The main meat industry association, Interbev, denied the allegation and said most meat in Paris was not slaughtered under halal or kosher practices.

"While some halal and kosher meat does find its way into other distribution channels, that doesn't affect the quality of the product in any way," the Interbev president, Dominique Langlois, told France Info radio.

Le Pen is third in opinion polls behind Socialist candidate François Hollande and Sarkozy. The first round of the presidential election is on 22 April.

At one point in January, Le Pen was snapping at Sarkozy's heels, but a poll on Friday showed Sarkozy had an 11-point lead over her in the first round of the election, although Hollande was comfortably ahead of the incumbent.

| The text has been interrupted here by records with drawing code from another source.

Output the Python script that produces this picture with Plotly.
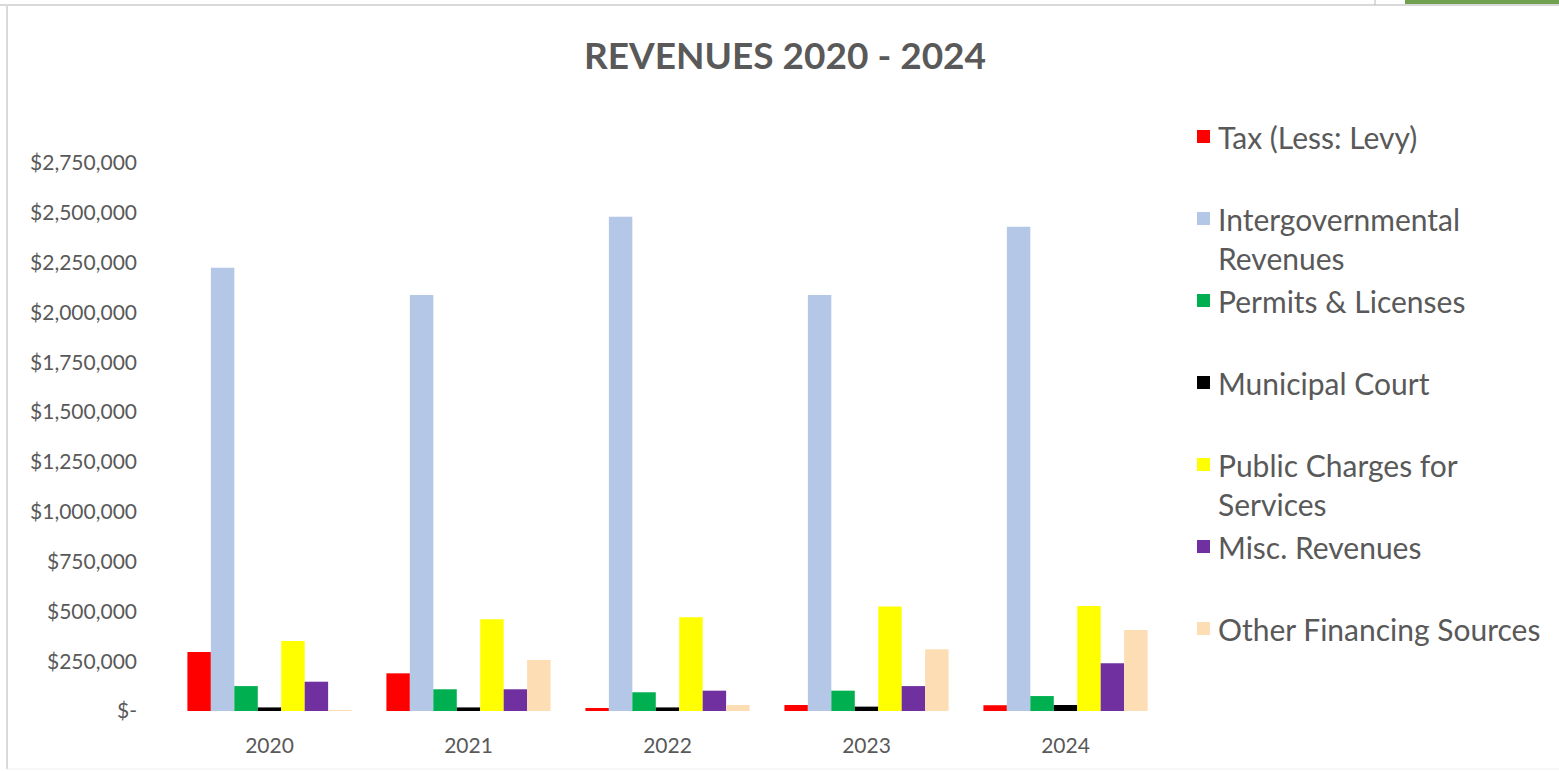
import plotly.graph_objects as go

# Revenue figures by fiscal year
years = ["2020", "2021", "2022", "2023", "2024"]
tax_less_levy = [296000, 189000, 15000, 30000, 29000]
intergovernmental = [2224000, 2088000, 2480000, 2088000, 2430000]
permits_licenses = [125000, 109000, 94000, 102000, 75000]
municipal_court = [18000, 18000, 18000, 22000, 30000]
public_charges = [351000, 460000, 470000, 524000, 527000]
misc_revenues = [147000, 109000, 102000, 125000, 239000]
other_financing = [3000, 256000, 30000, 310000, 407000]

series_names = [
    "Tax (Less: Levy)",
    "Intergovernmental Revenues",
    "Permits & Licenses",
    "Municipal Court",
    "Public Charges for Services",
    "Misc. Revenues",
    "Other Financing Sources",
]
legend_lines = [
    ["Tax (Less: Levy)"],
    ["Intergovernmental", "Revenues"],
    ["Permits & Licenses"],
    ["Municipal Court"],
    ["Public Charges for", "Services"],
    ["Misc. Revenues"],
    ["Other Financing Sources"],
]
series_values = [tax_less_levy, intergovernmental, permits_licenses, municipal_court,
                 public_charges, misc_revenues, other_financing]
series_colors = ["#FF0000", "#B4C7E7", "#00B050", "#000000", "#FFFF00", "#7030A0", "#FCDDB4"]

y_tick_vals = [0, 250000, 500000, 750000, 1000000, 1250000, 1500000, 1750000,
               2000000, 2250000, 2500000, 2750000]
y_tick_text = ["$-", "$250,000", "$500,000", "$750,000", "$1,000,000", "$1,250,000",
               "$1,500,000", "$1,750,000", "$2,000,000", "$2,250,000", "$2,500,000",
               "$2,750,000"]

W, H = 1559, 771
L, R, T, B = 170, 1165, 163, 711
FONT = "Lato"
GREY = "#595959"

fig = go.Figure()
for name, vals, col in zip(series_names, series_values, series_colors):
    fig.add_trace(go.Bar(x=years, y=vals, name=name, marker_color=col,
                         marker_line_width=0, showlegend=False))


def px_x(p):
    return (p - L) / (R - L)


def px_y(p):
    return (B - p) / (B - T)


annotations = [dict(text="<b>REVENUES 2020 - 2024</b>", x=px_x(785), y=px_y(55),
                    xref="paper", yref="paper", showarrow=False,
                    font=dict(family=FONT, size=37, color=GREY),
                    xanchor="center", yanchor="middle")]
shapes = []

# Legend drawn at the right of the plot
legend_top = 137
legend_step = 82
line_step = 39
for i, (lines, col) in enumerate(zip(legend_lines, series_colors)):
    yc = legend_top + i * legend_step
    shapes.append(dict(type="rect", xref="paper", yref="paper",
                       x0=px_x(1197), x1=px_x(1210), y0=px_y(yc - 7), y1=px_y(yc + 6),
                       fillcolor=col, line_width=0))
    for j, txt in enumerate(lines):
        annotations.append(dict(text=txt, x=px_x(1216), y=px_y(yc + j * line_step),
                                xref="paper", yref="paper", showarrow=False,
                                font=dict(family=FONT, size=30, color=GREY),
                                xanchor="left", yanchor="middle"))

# Frame of the chart area
shapes += [
    dict(type="line", xref="paper", yref="paper", x0=px_x(7), x1=px_x(7),
         y0=px_y(6), y1=px_y(769), line=dict(color="#D9D9D9", width=2)),
    dict(type="line", xref="paper", yref="paper", x0=px_x(0), x1=px_x(W),
         y0=px_y(5), y1=px_y(5), line=dict(color="#D9D9D9", width=2)),
    dict(type="line", xref="paper", yref="paper", x0=px_x(7), x1=px_x(W),
         y0=px_y(769), y1=px_y(769), line=dict(color="#EEEEEE", width=1)),
    dict(type="rect", xref="paper", yref="paper", x0=px_x(1405), x1=px_x(W),
         y0=px_y(4), y1=px_y(0), fillcolor="#70A050", line_width=0),
    dict(type="line", xref="paper", yref="paper", x0=px_x(1375), x1=px_x(1375),
         y0=px_y(0), y1=px_y(5), line=dict(color="#BBBBBB", width=1)),
]

fig.update_layout(
    width=W, height=H,
    margin=dict(l=L, r=W - R, t=T, b=H - B, pad=0),
    paper_bgcolor="white", plot_bgcolor="white",
    barmode="group", bargap=0.175, bargroupgap=0,
    annotations=annotations, shapes=shapes,
    font=dict(family=FONT, color=GREY),
)
fig.update_xaxes(showgrid=False, showline=False, zeroline=False, ticks="",
                 tickfont=dict(family=FONT, size=21, color=GREY), ticklabelstandoff=20)
fig.update_yaxes(range=[0, 2750000], tickvals=y_tick_vals, ticktext=y_tick_text,
                 showgrid=False, showline=False, zeroline=False, ticks="",
                 tickfont=dict(family=FONT, size=21, color=GREY), ticklabelstandoff=32)

fig.write_html("out.html")
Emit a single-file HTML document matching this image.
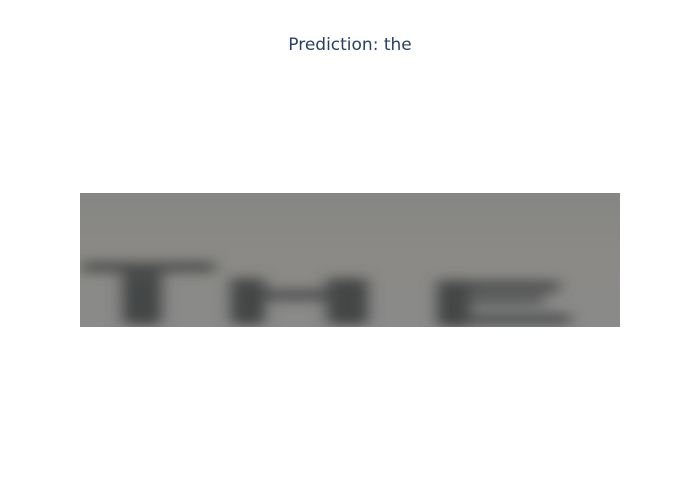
<!DOCTYPE html>
<html><head><meta charset="utf-8"><style>
html,body{margin:0;padding:0;background:#fff;}
#c{position:relative;width:700px;height:500px;font-family:"DejaVu Sans",sans-serif;}
</style></head><body>
<div id="c">
<svg width="700" height="500">
<defs>
<filter id="b" x="-20%" y="-60%" width="140%" height="220%"><feGaussianBlur stdDeviation="8 6"/></filter>
<filter id="b2" x="-50%" y="-50%" width="200%" height="200%"><feGaussianBlur stdDeviation="5"/></filter>
<clipPath id="cl"><rect x="80" y="193" width="540" height="134"/></clipPath>
<linearGradient id="g" x1="0" y1="0" x2="0" y2="1">
<stop offset="0" stop-color="#868684"/><stop offset="0.5" stop-color="#8b8a86"/><stop offset="1" stop-color="#8a8a8a"/>
</linearGradient>
</defs>
<text x="350" y="50" text-anchor="middle" font-size="17" fill="#2a3f5f">Prediction: the</text>
<g clip-path="url(#cl)">
<rect x="80" y="193" width="540" height="134" fill="url(#g)"/>
<g filter="url(#b)" fill="#4a4c4c">
<rect x="82" y="262" width="133" height="10"/>
<rect x="122" y="268" width="40" height="56"/>
<rect x="230" y="278" width="35" height="46"/>
<rect x="258" y="290" width="72" height="10"/>
<rect x="326" y="278" width="42" height="46"/>
<rect x="437" y="280" width="33" height="46"/>
<rect x="437" y="281" width="122" height="11"/>
<rect x="437" y="296" width="108" height="8"/>
<rect x="452" y="314" width="118" height="10"/>
</g>
<g filter="url(#b2)" fill="#3a3e3e" opacity="0.35">
<rect x="130" y="282" width="25" height="40"/>
<rect x="238" y="286" width="22" height="36"/>
<rect x="335" y="286" width="28" height="36"/>
<rect x="442" y="288" width="22" height="36"/>
</g>
</g>
</svg>
</div>
</body></html>
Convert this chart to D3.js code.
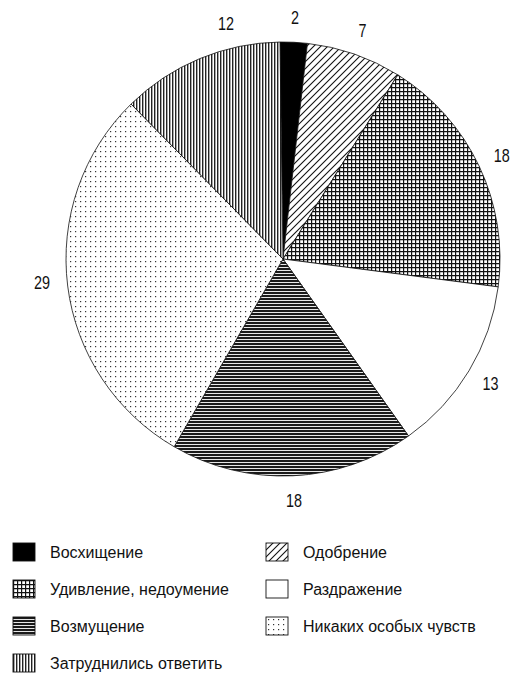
<!DOCTYPE html>
<html>
<head>
<meta charset="utf-8">
<script src="https://cdn.jsdelivr.net/npm/d3@7"></script>
<style>
    body { margin: 0; background: #fff; }
    text { font-family: "Liberation Sans", Arial, sans-serif; fill: #111; }
</style>
</head>
<body>
<div id="chart"></div>
<script>
    var categories = ["Восхищение", "Одобрение", "Удивление, недоумение", "Раздражение",
        "Возмущение", "Никаких особых чувств", "Затруднились ответить"];
    var values = [2, 7, 18, 13, 18, 29, 12];
    var fills = ["solid", "diag", "grid", "blank", "hlines", "dots", "vlines"];

    var width = 511, height = 678;
    var cx = 283, cy = 259, radius = 217;
    // small angular nudges (degrees) for value labels, as placed in the original
    var labelNudge = [0, 0, 0, 0, 0, 1.7, 9];

    var svg = d3.select("#chart")
        .append("svg:svg")
        .attr("width", width)
        .attr("height", height);

    var defs = svg.append("defs");

    function addPattern(id, w, h, draw) {
        var p = defs.append("pattern")
            .attr("id", id)
            .attr("patternUnits", "userSpaceOnUse")
            .attr("width", w)
            .attr("height", h);
        p.append("rect").attr("width", w).attr("height", h).attr("fill", "#fff");
        draw(p);
    }

    addPattern("diag", 7, 7, function (p) {
        p.append("path")
            .attr("d", "M0,7 L7,0 M-2,2 L2,-2 M5,9 L9,5")
            .attr("stroke", "#111").attr("stroke-width", 1.1);
    });
    addPattern("grid", 4, 4, function (p) {
        p.append("path")
            .attr("d", "M0,0.5 H4 M0.5,0 V4")
            .attr("stroke", "#111").attr("stroke-width", 1.4);
    });
    addPattern("hlines", 4, 3, function (p) {
        p.append("rect").attr("y", 0).attr("width", 4).attr("height", 2.1).attr("fill", "#1a1a1a");
    });
    addPattern("vlines", 3, 4, function (p) {
        p.append("rect").attr("x", 0).attr("width", 1.4).attr("height", 4).attr("fill", "#222");
    });
    addPattern("dots", 5, 5, function (p) {
        p.append("rect").attr("x", 2).attr("y", 2).attr("width", 1.2).attr("height", 1.2).attr("fill", "#333");
    });

    function fillOf(kind) {
        if (kind === "solid") return "#000";
        if (kind === "blank") return "#fff";
        return "url(#" + kind + ")";
    }

    var offset = -0.8 * Math.PI / 180;
    var pie = d3.pie()
        .sort(null)
        .value(function (d) { return d; })
        .startAngle(offset)
        .endAngle(2 * Math.PI + offset);

    var arc = d3.arc().innerRadius(0).outerRadius(radius);
    var labelR = radius + 25;

    var arcs = pie(values);
    var pieGroup = svg.append("g").attr("transform", "translate(" + cx + "," + cy + ")");

    pieGroup.selectAll("path.slice")
        .data(arcs)
        .enter()
        .append("path")
        .attr("class", "slice")
        .attr("d", arc)
        .attr("fill", function (d, i) { return fillOf(fills[i]); })
        .attr("stroke", "#111")
        .attr("stroke-width", 0.8);

    pieGroup.selectAll("text.value")
        .data(arcs)
        .enter()
        .append("text")
        .attr("class", "value")
        .attr("transform", function (d, i) {
            var a = (d.startAngle + d.endAngle) / 2 + labelNudge[i] * Math.PI / 180;
            return "translate(" + (labelR * Math.sin(a)) + "," + (-labelR * Math.cos(a)) + ") scale(0.8,1)";
        })
        .attr("text-anchor", "middle")
        .attr("dy", "0.36em")
        .style("font-size", "18px")
        .text(function (d) { return d.data; });

    // legend: two columns, last item alone in the left column
    var legend = svg.append("g");
    var colX = [13, 266], rowY = [543, 580, 617, 654];
    categories.forEach(function (name, k) {
        var col = k % 2, row = Math.floor(k / 2);
        var g = legend.append("g")
            .attr("transform", "translate(" + colX[col] + "," + rowY[row] + ")");
        g.append("rect")
            .attr("width", 22)
            .attr("height", 18)
            .attr("fill", fillOf(fills[k]))
            .attr("stroke", "#111")
            .attr("stroke-width", 0.9);
        g.append("text")
            .attr("x", 37)
            .attr("y", 9)
            .attr("dy", "0.36em")
            .style("font-size", "16px")
            .text(name);
    });
</script>
</body>
</html>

The poll gave Hollande 31% for the first round, Sarkozy 26% and Le Pen 15%

The National Front, founded 40 years ago by Le Pen's ex-paratrooper father Jean-Marie, is still fuelled by anti-immigrant rhetoric.

Among her ideas for protecting welfare are toughening citizenship requirements, shutting borders and forbidding foreigners from access to any social aid.

Nicolas Bay, Le Pen's adviser on immigration, said it was important that issues such as the halal meat claim were made public to show how Muslim values were increasingly influencing local policy and endangering France's secular tradition.